Wherevere the walls were pierced by gates, the sward was broken. Every way that led into the city resembled a road at the bottom of a canyon. Travelers from the outside would pass through a gatehouse first, then a long passage, open above, but flanked by walls on either hand; then a tunnel that bored through another, bigger tower."

I've seen the fan drawn map of the City of Hawks and the map published in LGJ#2. Both are excellent and well beyond my own cartographic skills, but while the first is much more faithful to the map from City of Hawks I dislike the squareness of the streets and districts. I also haven't compared the scale of this map with the scale from the book. The Greyhawk of City of Hawks is vast. About six miles wide by nine mile long within the walls.

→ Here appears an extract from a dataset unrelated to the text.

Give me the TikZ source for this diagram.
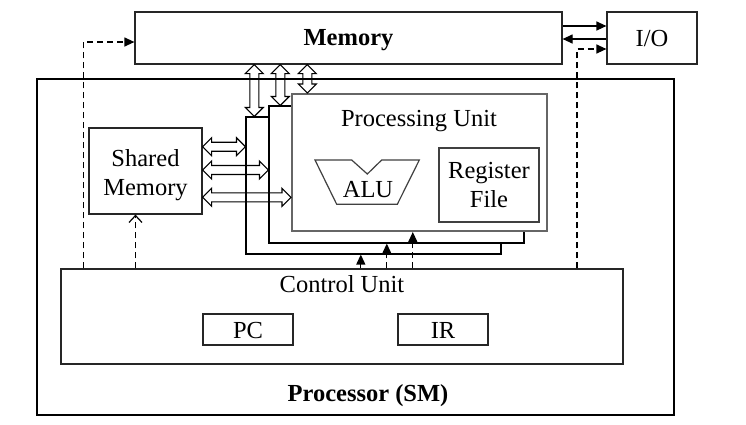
\documentclass[tikz,border=0pt]{standalone}
\usepackage{fontspec}
\setmainfont{Liberation Serif}
\usetikzlibrary{arrows.meta,calc}
\newcommand\blockarrow[2]{%
  \draw[blk] let \p1=#1, \p2=#2, \n1={veclen(\x2-\x1,\y2-\y1)}, \n2={atan2(\y2-\y1,\x2-\x1)} in
    (\p1) -- ++(\n2+45:12.728pt) -- ++(\n2-90:4.5pt) -- ++(\n2:\n1-18pt) -- ++(\n2+90:4.5pt)
    -- (\p2) -- ++(\n2+225:12.728pt) -- ++(\n2+90:4.5pt) -- ++(\n2+180:\n1-18pt)
    -- ++(\n2-90:4.5pt) -- cycle;}
\begin{document}
\begin{tikzpicture}[x=1pt,y=-1pt,
  every node/.style={font=\fontsize{24.5}{29}\selectfont, inner sep=0pt},
  box/.style={draw=black!85, line width=1.2pt, fill=none},
  pubox/.style={draw=black, line width=1.1pt, fill=white},
  blk/.style={draw=black, line width=1.1pt, line join=miter},
  txt/.style={anchor=base},
  ctl/.style={line width=1.2pt, -{Triangle[length=10pt,width=9pt]}},
  dctl/.style={ctl, dash pattern=on 6pt off 4pt}]
\useasboundingbox (0,0) rectangle (746,424);

% outer processor
\node[box, draw=black, minimum width=637pt, minimum height=336pt] (proc) at (355.5,247) {};
\node[txt, font=\fontsize{24.5}{29}\selectfont\bfseries] (proclbl) at (368,401.5) {Processor (SM)};

% memory and I/O
\node[box, minimum width=427pt, minimum height=52pt] (mem) at (348.5,38) {};
\node[txt] (memlbl) at (348.5,45.5) {\bfseries Memory};
\node[box, minimum width=90pt, minimum height=52pt] (io) at (652,38) {};
\node[txt] (iolbl) at (652,46.5) {I/O};

% processing units
\node[pubox, minimum width=255pt, minimum height=137pt] (back) at (373.5,185.5) {};
\node[pubox, minimum width=255pt, minimum height=137pt] (mid) at (396.5,174.5) {};
\node[pubox, draw=black!60, line width=2pt, minimum width=255pt, minimum height=137pt] (front) at (419.5,162.5) {};
\node[txt] (pulbl) at (419,126.5) {Processing Unit};
\draw[line width=1.2pt, draw=black!75] (315,160) -- (351.7,160) -- (367.3,174) -- (381.7,160) -- (419.3,160) -- (397.3,204.3) -- (336.7,204.3) -- cycle;
\node[txt] (alu) at (368,197.3) {ALU};
\node[box, draw=black!75, minimum width=100pt, minimum height=74pt] (rf) at (489,185) {};
\node[txt] (rf1) at (489,178) {Register};
\node[txt] (rf2) at (489,207.3) {File};

% shared memory
\node[box, minimum width=113pt, minimum height=86pt] (sm) at (145.5,171) {};
\node[txt] (sm1) at (145.5,166) {Shared};
\node[txt] (sm2) at (145.5,195) {Memory};

% control unit
\node[box, minimum width=562pt, minimum height=95pt] (cu) at (342,316.5) {};
\node[txt] (culbl) at (342,292.5) {Control Unit};
\node[box, minimum width=90pt, minimum height=31pt] (pc) at (248,329.5) {};
\node[txt] (pclbl) at (248,338.3) {PC};
\node[box, minimum width=90pt, minimum height=31pt] (ir) at (443,329.5) {};
\node[txt] (irlbl) at (443,338.3) {IR};

% memory <-> I/O
\draw[ctl] (mem.east |- 0,26) -- (io.west |- 0,26);
\draw[ctl] (io.west |- 0,39) -- (mem.east |- 0,39);

% control lines
\coordinate (c1) at (83.5,0);
\coordinate (c2) at (135.5,0);
\coordinate (c3) at (360.8,0);
\coordinate (c4) at (386.8,0);
\coordinate (c5) at (412.8,0);
\coordinate (c6) at (577,0);
\draw[dctl] (c1 |- cu.north) -- (c1 |- 0,42) -- (mem.west |- 0,42);
\draw[dctl] (c6 |- cu.north) -- (c6 |- 0,49) -- (io.west |- 0,49);
\draw[line width=1.2pt, dash pattern=on 6pt off 4pt, -{Straight Barb[length=7pt,width=13pt]}] (c2 |- cu.north) -- (c2 |- sm.south);
\draw[ctl] (c3 |- cu.north) -- (c3 |- back.south);
\draw[dctl] (c4 |- cu.north) -- (c4 |- mid.south);
\draw[dctl] (c5 |- cu.north) -- (c5 |- front.south);

% block arrows: memory <-> processing units
\blockarrow{(mem.south -| 254.3,0)}{(back.north -| 254.3,0)}
\blockarrow{(mem.south -| 280.3,0)}{(mid.north -| 280.3,0)}
\blockarrow{(mem.south -| 307.3,0)}{(front.north -| 307.3,0)}
% block arrows: shared memory <-> processing units
\blockarrow{(sm.east |- 0,146.7)}{(back.west |- 0,146.7)}
\blockarrow{(sm.east |- 0,170)}{(mid.west |- 0,170)}
\blockarrow{(sm.east |- 0,197.3)}{(front.west |- 0,197.3)}
\end{tikzpicture}
\end{document}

The latter, Maldin's map is about one third of this size. It is also not faithful to the City of Hawks maps in a number of ways. The exterior rivers are missing, the Bastion outside the walls is missing, the Citadel and many districts have been moved. The interior wall seperating the Old City and smaller wall seperating the Foreign Quarter, etc...

One of the things I want in a Gygaxian City of Greyhawk is the ability to connect the streets and place various inns, taverns and other buildings as described in the novels. While this may be possible in the fan created version I just don't feel that the shape or size of the city is captured to my liking.

This is a very crude depiction of the outer wall. I intend to crudely draw out the various streets and buildings as well as add detail of interiors while trying to keep them faithful to the available information provided for the city.